■ DATA FOR THIS EXERCISE:
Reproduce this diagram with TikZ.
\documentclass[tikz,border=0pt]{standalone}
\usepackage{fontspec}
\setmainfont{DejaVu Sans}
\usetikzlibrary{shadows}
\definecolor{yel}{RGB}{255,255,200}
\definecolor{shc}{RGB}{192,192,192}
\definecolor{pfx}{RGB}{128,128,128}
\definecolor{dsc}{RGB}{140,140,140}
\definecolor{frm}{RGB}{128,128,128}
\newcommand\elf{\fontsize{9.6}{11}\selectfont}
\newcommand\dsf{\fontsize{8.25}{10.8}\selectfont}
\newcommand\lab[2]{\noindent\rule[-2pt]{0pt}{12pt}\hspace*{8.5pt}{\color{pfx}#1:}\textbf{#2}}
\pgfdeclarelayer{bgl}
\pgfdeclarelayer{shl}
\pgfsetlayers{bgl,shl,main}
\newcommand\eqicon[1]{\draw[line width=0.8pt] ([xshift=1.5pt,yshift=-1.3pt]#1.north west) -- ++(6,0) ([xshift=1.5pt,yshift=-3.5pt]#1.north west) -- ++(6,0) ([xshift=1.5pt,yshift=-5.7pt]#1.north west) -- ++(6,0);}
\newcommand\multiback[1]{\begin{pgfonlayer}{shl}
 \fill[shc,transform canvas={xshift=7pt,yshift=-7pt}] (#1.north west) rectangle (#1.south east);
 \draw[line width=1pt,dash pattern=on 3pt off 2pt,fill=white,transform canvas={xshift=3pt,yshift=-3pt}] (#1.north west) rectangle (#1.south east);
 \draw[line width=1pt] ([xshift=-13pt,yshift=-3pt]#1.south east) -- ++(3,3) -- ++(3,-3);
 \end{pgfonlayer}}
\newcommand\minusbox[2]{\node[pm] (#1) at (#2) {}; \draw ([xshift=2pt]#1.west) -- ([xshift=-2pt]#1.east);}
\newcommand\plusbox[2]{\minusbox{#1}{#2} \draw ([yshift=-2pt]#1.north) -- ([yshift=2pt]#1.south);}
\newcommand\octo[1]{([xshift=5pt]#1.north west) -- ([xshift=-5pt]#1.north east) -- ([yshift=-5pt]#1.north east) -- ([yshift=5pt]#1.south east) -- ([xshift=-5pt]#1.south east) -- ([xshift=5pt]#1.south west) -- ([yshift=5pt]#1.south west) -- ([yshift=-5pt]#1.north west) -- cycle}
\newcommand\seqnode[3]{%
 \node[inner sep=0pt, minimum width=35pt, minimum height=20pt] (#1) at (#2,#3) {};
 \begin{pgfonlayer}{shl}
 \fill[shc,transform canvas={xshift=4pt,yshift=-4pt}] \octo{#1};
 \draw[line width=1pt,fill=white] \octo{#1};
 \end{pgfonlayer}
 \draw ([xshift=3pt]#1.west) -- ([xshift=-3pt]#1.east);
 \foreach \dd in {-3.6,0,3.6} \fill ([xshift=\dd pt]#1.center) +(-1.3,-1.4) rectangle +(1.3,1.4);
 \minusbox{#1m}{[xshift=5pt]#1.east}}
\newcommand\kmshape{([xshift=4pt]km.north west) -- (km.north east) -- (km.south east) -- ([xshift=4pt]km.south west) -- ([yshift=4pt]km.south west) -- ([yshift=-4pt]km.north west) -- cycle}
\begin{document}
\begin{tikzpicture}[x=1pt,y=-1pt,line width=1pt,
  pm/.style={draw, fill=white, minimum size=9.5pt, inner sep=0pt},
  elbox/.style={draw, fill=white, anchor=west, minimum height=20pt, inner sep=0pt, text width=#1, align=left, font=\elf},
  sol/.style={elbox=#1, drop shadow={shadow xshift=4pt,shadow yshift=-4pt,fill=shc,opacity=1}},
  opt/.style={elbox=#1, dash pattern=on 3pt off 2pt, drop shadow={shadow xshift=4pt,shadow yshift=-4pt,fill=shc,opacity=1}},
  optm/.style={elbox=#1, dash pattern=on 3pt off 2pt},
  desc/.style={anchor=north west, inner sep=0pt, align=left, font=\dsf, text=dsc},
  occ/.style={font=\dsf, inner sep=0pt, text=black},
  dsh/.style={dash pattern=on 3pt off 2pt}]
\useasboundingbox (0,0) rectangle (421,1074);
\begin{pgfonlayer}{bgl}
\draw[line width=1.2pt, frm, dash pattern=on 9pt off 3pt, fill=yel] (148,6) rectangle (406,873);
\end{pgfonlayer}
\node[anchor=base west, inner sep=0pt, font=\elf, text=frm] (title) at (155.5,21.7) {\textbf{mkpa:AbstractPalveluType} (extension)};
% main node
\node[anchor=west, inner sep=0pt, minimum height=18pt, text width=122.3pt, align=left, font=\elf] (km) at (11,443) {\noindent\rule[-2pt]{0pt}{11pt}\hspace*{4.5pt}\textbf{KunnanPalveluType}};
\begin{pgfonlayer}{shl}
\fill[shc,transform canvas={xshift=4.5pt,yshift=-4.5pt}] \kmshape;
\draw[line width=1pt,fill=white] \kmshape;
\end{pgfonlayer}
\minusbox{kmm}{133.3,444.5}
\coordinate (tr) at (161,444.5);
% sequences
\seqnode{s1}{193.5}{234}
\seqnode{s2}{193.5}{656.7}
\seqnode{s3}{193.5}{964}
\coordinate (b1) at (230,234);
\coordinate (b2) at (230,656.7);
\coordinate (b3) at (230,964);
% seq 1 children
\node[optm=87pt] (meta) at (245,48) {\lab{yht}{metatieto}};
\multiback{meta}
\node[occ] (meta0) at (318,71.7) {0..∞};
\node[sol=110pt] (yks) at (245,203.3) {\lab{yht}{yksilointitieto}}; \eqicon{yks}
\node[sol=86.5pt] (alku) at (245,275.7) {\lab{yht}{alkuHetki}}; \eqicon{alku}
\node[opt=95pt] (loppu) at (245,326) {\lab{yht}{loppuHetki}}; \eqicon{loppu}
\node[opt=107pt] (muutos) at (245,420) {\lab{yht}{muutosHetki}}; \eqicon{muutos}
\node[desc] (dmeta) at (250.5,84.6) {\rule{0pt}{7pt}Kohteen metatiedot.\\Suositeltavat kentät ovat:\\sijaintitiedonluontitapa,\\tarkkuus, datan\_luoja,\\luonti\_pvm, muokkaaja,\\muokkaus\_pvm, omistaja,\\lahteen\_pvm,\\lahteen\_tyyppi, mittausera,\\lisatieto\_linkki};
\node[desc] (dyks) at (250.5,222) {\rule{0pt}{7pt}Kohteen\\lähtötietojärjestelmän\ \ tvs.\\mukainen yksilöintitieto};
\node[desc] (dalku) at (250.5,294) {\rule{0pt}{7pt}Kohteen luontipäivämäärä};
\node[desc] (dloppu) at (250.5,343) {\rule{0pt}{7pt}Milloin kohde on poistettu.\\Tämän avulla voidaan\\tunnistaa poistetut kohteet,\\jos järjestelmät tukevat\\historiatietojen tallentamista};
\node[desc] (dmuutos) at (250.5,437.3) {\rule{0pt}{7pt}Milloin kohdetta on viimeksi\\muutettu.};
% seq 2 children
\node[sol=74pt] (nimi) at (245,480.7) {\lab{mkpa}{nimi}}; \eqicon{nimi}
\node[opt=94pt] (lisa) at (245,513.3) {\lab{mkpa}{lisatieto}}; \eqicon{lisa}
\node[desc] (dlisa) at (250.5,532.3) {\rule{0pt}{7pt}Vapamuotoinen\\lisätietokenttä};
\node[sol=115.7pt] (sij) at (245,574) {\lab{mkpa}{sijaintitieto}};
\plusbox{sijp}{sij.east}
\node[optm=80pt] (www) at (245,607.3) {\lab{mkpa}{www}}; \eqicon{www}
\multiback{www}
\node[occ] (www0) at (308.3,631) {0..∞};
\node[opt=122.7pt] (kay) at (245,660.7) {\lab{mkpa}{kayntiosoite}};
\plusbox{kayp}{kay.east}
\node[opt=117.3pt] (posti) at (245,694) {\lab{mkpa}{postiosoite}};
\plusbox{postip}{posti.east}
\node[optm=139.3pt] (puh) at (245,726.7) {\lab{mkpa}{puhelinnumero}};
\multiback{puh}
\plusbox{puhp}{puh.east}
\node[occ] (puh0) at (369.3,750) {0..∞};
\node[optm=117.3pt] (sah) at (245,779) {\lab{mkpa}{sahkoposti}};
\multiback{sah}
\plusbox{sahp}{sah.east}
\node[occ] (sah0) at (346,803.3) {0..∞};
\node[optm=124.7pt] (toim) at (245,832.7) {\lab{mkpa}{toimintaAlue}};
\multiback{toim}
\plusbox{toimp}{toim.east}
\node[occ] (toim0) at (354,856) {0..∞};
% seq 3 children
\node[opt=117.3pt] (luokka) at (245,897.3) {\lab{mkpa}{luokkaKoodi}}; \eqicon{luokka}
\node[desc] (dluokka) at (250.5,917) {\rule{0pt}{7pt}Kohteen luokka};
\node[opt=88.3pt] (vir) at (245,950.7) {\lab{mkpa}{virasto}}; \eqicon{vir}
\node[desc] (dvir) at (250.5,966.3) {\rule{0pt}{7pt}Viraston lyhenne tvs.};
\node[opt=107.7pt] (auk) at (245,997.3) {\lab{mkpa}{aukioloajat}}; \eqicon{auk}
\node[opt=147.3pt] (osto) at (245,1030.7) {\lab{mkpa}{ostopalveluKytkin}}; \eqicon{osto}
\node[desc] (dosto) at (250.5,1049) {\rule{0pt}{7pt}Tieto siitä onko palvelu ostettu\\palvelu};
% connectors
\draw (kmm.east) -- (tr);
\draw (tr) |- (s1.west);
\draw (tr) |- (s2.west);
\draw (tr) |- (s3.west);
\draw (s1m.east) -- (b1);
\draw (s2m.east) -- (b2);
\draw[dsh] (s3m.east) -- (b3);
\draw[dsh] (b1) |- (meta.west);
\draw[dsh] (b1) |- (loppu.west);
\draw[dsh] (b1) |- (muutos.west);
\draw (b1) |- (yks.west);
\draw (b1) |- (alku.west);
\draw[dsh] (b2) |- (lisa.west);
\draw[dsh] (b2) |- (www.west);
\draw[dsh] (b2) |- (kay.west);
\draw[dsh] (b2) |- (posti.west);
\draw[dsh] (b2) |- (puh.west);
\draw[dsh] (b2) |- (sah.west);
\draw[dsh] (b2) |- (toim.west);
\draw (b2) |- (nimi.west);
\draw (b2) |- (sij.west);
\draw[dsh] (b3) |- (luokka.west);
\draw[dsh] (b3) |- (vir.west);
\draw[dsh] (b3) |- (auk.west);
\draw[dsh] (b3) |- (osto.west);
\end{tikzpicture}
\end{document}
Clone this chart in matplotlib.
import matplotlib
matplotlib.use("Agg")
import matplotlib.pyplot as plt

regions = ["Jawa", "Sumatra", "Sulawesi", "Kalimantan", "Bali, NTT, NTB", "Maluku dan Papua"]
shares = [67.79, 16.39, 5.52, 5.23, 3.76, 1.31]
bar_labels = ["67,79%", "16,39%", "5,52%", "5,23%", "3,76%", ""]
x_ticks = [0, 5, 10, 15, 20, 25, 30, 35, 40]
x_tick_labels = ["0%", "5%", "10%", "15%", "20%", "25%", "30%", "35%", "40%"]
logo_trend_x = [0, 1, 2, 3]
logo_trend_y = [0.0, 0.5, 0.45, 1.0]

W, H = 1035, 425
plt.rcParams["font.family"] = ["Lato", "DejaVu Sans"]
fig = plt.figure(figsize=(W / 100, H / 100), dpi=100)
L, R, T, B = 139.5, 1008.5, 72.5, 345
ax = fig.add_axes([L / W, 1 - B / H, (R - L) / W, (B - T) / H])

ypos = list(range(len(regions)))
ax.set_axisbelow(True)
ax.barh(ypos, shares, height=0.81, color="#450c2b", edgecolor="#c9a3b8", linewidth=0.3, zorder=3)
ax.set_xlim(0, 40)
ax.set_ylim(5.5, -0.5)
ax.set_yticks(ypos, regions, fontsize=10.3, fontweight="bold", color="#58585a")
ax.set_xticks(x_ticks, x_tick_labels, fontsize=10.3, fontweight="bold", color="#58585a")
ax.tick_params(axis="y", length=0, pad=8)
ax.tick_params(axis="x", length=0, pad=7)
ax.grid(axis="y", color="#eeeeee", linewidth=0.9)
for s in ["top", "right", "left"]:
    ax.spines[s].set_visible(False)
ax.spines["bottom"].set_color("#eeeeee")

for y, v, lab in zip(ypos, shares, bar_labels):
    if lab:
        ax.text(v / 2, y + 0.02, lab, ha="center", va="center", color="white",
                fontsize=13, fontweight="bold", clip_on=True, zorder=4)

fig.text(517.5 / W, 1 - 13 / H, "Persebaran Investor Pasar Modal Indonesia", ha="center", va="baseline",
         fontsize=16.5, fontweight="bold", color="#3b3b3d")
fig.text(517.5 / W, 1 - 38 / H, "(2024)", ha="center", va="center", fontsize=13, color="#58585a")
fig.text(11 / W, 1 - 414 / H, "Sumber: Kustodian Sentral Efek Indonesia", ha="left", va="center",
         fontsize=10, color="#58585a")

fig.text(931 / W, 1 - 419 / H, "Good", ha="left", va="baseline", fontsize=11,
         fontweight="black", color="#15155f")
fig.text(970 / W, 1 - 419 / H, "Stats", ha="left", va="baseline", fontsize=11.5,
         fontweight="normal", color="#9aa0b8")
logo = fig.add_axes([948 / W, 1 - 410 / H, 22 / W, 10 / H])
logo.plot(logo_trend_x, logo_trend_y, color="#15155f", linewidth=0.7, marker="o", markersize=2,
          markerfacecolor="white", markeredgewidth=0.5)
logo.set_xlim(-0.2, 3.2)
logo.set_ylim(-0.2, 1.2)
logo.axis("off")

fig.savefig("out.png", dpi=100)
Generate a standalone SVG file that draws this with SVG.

■ TASK GOAL: From the records above, extract exactly and only the lines that begin at the line with "Clone this chart in matplotlib." and stop after the line with "ax = fig.add_axes([L".

■ THE SOLUTION:
Clone this chart in matplotlib.
import matplotlib
matplotlib.use("Agg")
import matplotlib.pyplot as plt

regions = ["Jawa", "Sumatra", "Sulawesi", "Kalimantan", "Bali, NTT, NTB", "Maluku dan Papua"]
shares = [67.79, 16.39, 5.52, 5.23, 3.76, 1.31]
bar_labels = ["67,79%", "16,39%", "5,52%", "5,23%", "3,76%", ""]
x_ticks = [0, 5, 10, 15, 20, 25, 30, 35, 40]
x_tick_labels = ["0%", "5%", "10%", "15%", "20%", "25%", "30%", "35%", "40%"]
logo_trend_x = [0, 1, 2, 3]
logo_trend_y = [0.0, 0.5, 0.45, 1.0]

W, H = 1035, 425
plt.rcParams["font.family"] = ["Lato", "DejaVu Sans"]
fig = plt.figure(figsize=(W / 100, H / 100), dpi=100)
L, R, T, B = 139.5, 1008.5, 72.5, 345
ax = fig.add_axes([L / W, 1 - B / H, (R - L) / W, (B - T) / H])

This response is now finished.